Up ahead, he can see Tania on one of the benches and, to judge from her listing body, she is asleep too. A burst of panic, like gunfire. Where’s Freddie?
He glances over at the swings, the rocky sandpit area, the roundabout. Freddie’s nowhere to be seen.
‘Tania!’ he calls out, still twenty yards away. ‘Tania?’ he shouts, louder now. This time she sits up and looks around. ‘Where’s Freddie?’
‘Shit, I’m sorry,’ she says, standing as Adam jogs up to her. ‘He was just over there, playing in the sand. He can’t have gone far.’

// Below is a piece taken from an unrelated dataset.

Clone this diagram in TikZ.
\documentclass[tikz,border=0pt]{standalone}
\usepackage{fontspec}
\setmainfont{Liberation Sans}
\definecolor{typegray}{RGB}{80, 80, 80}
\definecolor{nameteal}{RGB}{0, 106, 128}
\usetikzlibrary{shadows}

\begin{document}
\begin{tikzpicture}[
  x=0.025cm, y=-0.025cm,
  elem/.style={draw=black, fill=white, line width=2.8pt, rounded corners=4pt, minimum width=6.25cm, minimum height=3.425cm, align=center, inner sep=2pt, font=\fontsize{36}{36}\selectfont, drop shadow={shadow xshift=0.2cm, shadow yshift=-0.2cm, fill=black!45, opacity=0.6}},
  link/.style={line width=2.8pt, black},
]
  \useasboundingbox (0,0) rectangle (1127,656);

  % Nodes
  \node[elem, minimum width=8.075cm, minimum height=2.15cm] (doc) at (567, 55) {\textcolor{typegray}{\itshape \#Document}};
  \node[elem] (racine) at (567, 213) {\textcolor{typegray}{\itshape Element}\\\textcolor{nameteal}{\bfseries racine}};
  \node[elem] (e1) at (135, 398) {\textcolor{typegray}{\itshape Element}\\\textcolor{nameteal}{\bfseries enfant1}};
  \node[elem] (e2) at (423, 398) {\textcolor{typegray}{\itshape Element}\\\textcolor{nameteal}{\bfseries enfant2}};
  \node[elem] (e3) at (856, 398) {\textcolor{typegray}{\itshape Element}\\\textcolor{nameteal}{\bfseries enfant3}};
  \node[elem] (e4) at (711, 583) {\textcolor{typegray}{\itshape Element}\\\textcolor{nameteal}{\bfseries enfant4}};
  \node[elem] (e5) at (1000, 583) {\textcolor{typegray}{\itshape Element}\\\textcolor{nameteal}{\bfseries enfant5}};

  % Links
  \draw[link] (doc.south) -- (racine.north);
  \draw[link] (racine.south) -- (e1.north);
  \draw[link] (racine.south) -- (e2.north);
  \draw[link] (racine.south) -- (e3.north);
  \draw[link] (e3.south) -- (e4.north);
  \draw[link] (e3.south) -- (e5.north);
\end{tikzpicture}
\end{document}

‘He’s not there any more.’ Adam tries hard not to sound accusatory. ‘Freddie?’ he shouts, half-heartedly at first, as if he’s calling him in from their garden. ‘Freddie? Freddie!’ He’s bellowing now.
People stop and turn.
‘We’re looking for our son. Five years old? About this high?’ He gestures with his hand. He can hear the tremor in his own voice, which scares him even more. ‘Red T-shirt, blue shorts. White trainers.’ With secret jet-powered rockets.
‘Oh God, I’m so sorry, Adam.’ Tania stares out at the park. ‘He can’t have gone far.’
‘It’s OK,’ Adam says. ‘It’s not your fault. I shouldn’t have gone for a run.’
Tilly starts to cry. Tania leans down into the pram and picks her up. ‘She needs feeding,’ she says.
‘You stay here. I’ll have one more look around and then call the police.’
Adam sets off, heart thumping like a drum. The playground is a large area, enclosed by wrought-iron fencing. If Freddie’s no longer inside it, he must have gone out through one of the two gates, which swing shut automatically. It’s not like him. Adam starts at one end, where, beyond the gate, a large shallow lake is used for paddling. A quick glance at the water. Relax. Freddie knows not to go anywhere near it. He works his way around to the other side of the playground, scanning the grassy slope beyond.
He’s about to ring the police when he sees a woman in the distance, walking towards him, diagonally down the hill. In her arms, a boy in a red T-shirt and blue shorts. Freddie, no question. Adam lets out an involuntary sigh of relief.
‘It’s OK, he’s here!’ he calls across to Tania, who’s struggling to feed Tilly on the bench in the playground. Tilly is still crying. ‘He’s safe.’
He starts to jog towards the woman. Freddie is balling his knuckles in his eyes – the way he does when he’s trying not to cry – but his face lights up as he sees Adam. ‘Daddy!’ he yells.